Set down the data below without change, skipping the pictures it holds.

─── STORED DATA ───

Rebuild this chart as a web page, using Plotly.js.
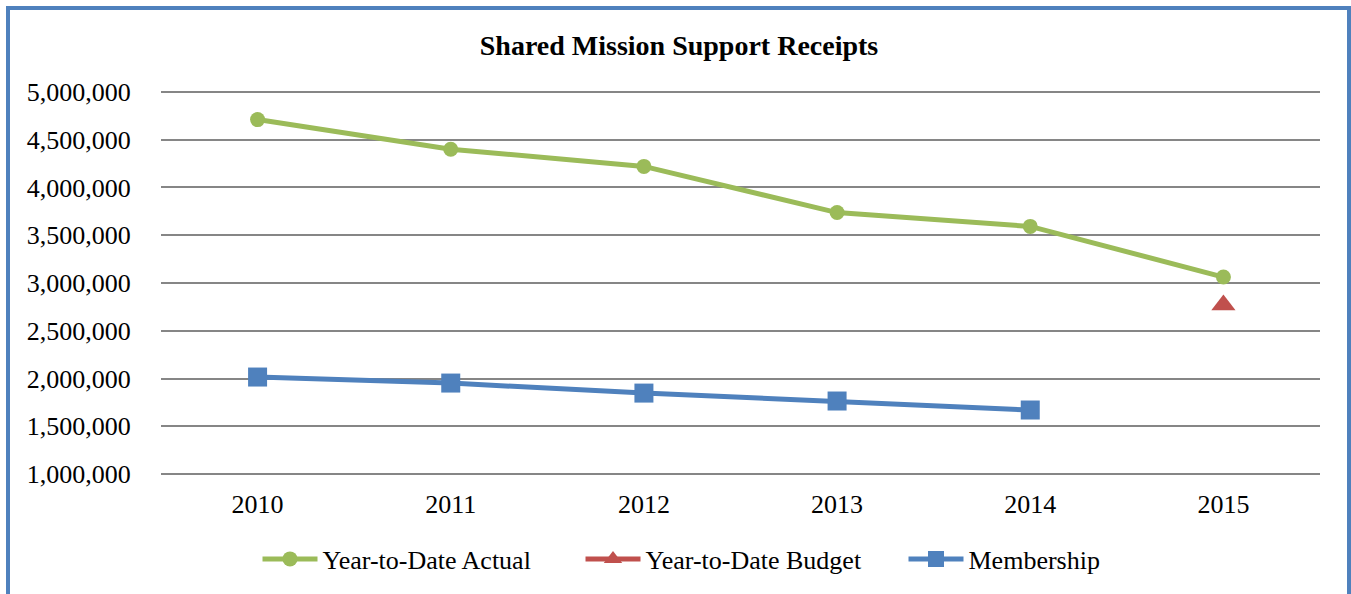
<!DOCTYPE html>
<html>
<head>
<meta charset="utf-8">
<script src="https://cdn.plot.ly/plotly-3.0.1.min.js"></script>
<style>
  html, body { margin: 0; padding: 0; background: #ffffff; overflow: hidden; }
  #chart { position: absolute; left: 0; top: 0; width: 1351px; height: 594px; }
  #frame { position: absolute; left: 6px; top: 6px; width: 1345px; height: 640px;
           box-sizing: border-box; border: 4px solid #4F81BD; pointer-events: none; }
</style>
</head>
<body>
<div id="chart"></div>
<div id="frame"></div>
<script>
const years = ['2010', '2011', '2012', '2013', '2014', '2015'];
const ytdActual = [4710000, 4400000, 4220000, 3737000, 3592000, 3062000];
const budgetYears = ['2015'];
const ytdBudget = [2770000];
const memberYears = ['2010', '2011', '2012', '2013', '2014'];
const membership = [2016000, 1953000, 1848000, 1765000, 1671000];
const yTicks = [1000000, 1500000, 2000000, 2500000, 3000000, 3500000, 4000000, 4500000, 5000000];

const serif = 'Liberation Serif, Times New Roman, serif';

const traces = [
  {
    type: 'scatter', mode: 'lines+markers', name: 'Year-to-Date Actual',
    x: years, y: ytdActual,
    line: { color: '#9BBB59', width: 5 },
    marker: { symbol: 'circle', size: 15, color: '#9BBB59' }
  },
  {
    type: 'scatter', mode: 'lines+markers', name: 'Year-to-Date Budget',
    x: budgetYears, y: ytdBudget,
    line: { color: '#C0504D', width: 5 },
    marker: { symbol: 'triangle-up', size: 21, color: '#C0504D' }
  },
  {
    type: 'scatter', mode: 'lines+markers', name: 'Membership',
    x: memberYears, y: membership,
    line: { color: '#4F81BD', width: 5 },
    marker: { symbol: 'square', size: 19, color: '#4F81BD' }
  }
];

const layout = {
  width: 1351, height: 594,
  paper_bgcolor: '#ffffff', plot_bgcolor: '#ffffff',
  margin: { l: 161, r: 31, t: 89, b: 117, autoexpand: false },
  font: { family: serif, size: 26, color: '#000000' },
  title: {
    text: '<b>Shared Mission Support Receipts</b>',
    font: { family: serif, size: 28, color: '#000000' },
    x: 0.5026, xref: 'container', xanchor: 'center',
    y: 0.9242, yref: 'container', yanchor: 'middle'
  },
  xaxis: {
    type: 'category', categoryorder: 'array', categoryarray: years,
    range: [-0.5, 5.5],
    showgrid: false, zeroline: false, showline: false,
    ticks: 'outside', ticklen: 4, tickcolor: 'rgba(0,0,0,0)',
    tickfont: { family: serif, size: 26, color: '#000000' }
  },
  yaxis: {
    range: [970000, 5030000],
    tickvals: yTicks, tickformat: ',',
    showgrid: true, gridcolor: '#868686', gridwidth: 2,
    zeroline: false, showline: false,
    ticks: 'outside', ticklen: 24, tickcolor: 'rgba(0,0,0,0)',
    tickfont: { family: serif, size: 26, color: '#000000' }
  },
  showlegend: true,
  legend: {
    orientation: 'h',
    x: 0.5013, xanchor: 'center',
    y: -0.2113, yanchor: 'middle',
    font: { family: serif, size: 26, color: '#000000' },
    itemwidth: 55,
    entrywidth: 253, entrywidthmode: 'pixels',
    bgcolor: 'rgba(0,0,0,0)'
  }
};

Plotly.newPlot('chart', traces, layout, { displayModeBar: false, staticPlot: true });
</script>
</body>
</html>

───

CORRECT RESPONSE
Rebuild this chart as a web page, using Plotly.js.
<!DOCTYPE html>
<html>
<head>
<meta charset="utf-8">
<script src="https://cdn.plot.ly/plotly-3.0.1.min.js"></script>
<style>
  html, body { margin: 0; padding: 0; background: #ffffff; overflow: hidden; }
  #chart { position: absolute; left: 0; top: 0; width: 1351px; height: 594px; }
  #frame { position: absolute; left: 6px; top: 6px; width: 1345px; height: 640px;
           box-sizing: border-box; border: 4px solid #4F81BD; pointer-events: none; }
</style>
</head>
<body>
<div id="chart"></div>
<div id="frame"></div>
<script>
const years = ['2010', '2011', '2012', '2013', '2014', '2015'];
const ytdActual = [4710000, 4400000, 4220000, 3737000, 3592000, 3062000];
const budgetYears = ['2015'];
const ytdBudget = [2770000];
const memberYears = ['2010', '2011', '2012', '2013', '2014'];
const membership = [2016000, 1953000, 1848000, 1765000, 1671000];
const yTicks = [1000000, 1500000, 2000000, 2500000, 3000000, 3500000, 4000000, 4500000, 5000000];

const serif = 'Liberation Serif, Times New Roman, serif';

const traces = [
  {
    type: 'scatter', mode: 'lines+markers', name: 'Year-to-Date Actual',
    x: years, y: ytdActual,
    line: { color: '#9BBB59', width: 5 },
    marker: { symbol: 'circle', size: 15, color: '#9BBB59' }
  },
  {
    type: 'scatter', mode: 'lines+markers', name: 'Year-to-Date Budget',
    x: budgetYears, y: ytdBudget,
    line: { color: '#C0504D', width: 5 },
    marker: { symbol: 'triangle-up', size: 21, color: '#C0504D' }
  },
  {
    type: 'scatter', mode: 'lines+markers', name: 'Membership',
    x: memberYears, y: membership,
    line: { color: '#4F81BD', width: 5 },
    marker: { symbol: 'square', size: 19, color: '#4F81BD' }
  }
];

const layout = {
  width: 1351, height: 594,
  paper_bgcolor: '#ffffff', plot_bgcolor: '#ffffff',
  margin: { l: 161, r: 31, t: 89, b: 117, autoexpand: false },
  font: { family: serif, size: 26, color: '#000000' },
  title: {
    text: '<b>Shared Mission Support Receipts</b>',
    font: { family: serif, size: 28, color: '#000000' },
    x: 0.5026, xref: 'container', xanchor: 'center',
    y: 0.9242, yref: 'container', yanchor: 'middle'
  },
  xaxis: {
    type: 'category', categoryorder: 'array', categoryarray: years,
    range: [-0.5, 5.5],
    showgrid: false, zeroline: false, showline: false,
    ticks: 'outside', ticklen: 4, tickcolor: 'rgba(0,0,0,0)',
    tickfont: { family: serif, size: 26, color: '#000000' }
  },
  yaxis: {
    range: [970000, 5030000],
    tickvals: yTicks, tickformat: ',',
    showgrid: true, gridcolor: '#868686', gridwidth: 2,
    zeroline: false, showline: false,
    ticks: 'outside', ticklen: 24, tickcolor: 'rgba(0,0,0,0)',
    tickfont: { family: serif, size: 26, color: '#000000' }
  },
  showlegend: true,
  legend: {
    orientation: 'h',
    x: 0.5013, xanchor: 'center',
    y: -0.2113, yanchor: 'middle',
    font: { family: serif, size: 26, color: '#000000' },
    itemwidth: 55,
    entrywidth: 253, entrywidthmode: 'pixels',
    bgcolor: 'rgba(0,0,0,0)'
  }
};

Plotly.newPlot('chart', traces, layout, { displayModeBar: false, staticPlot: true });
</script>
</body>
</html>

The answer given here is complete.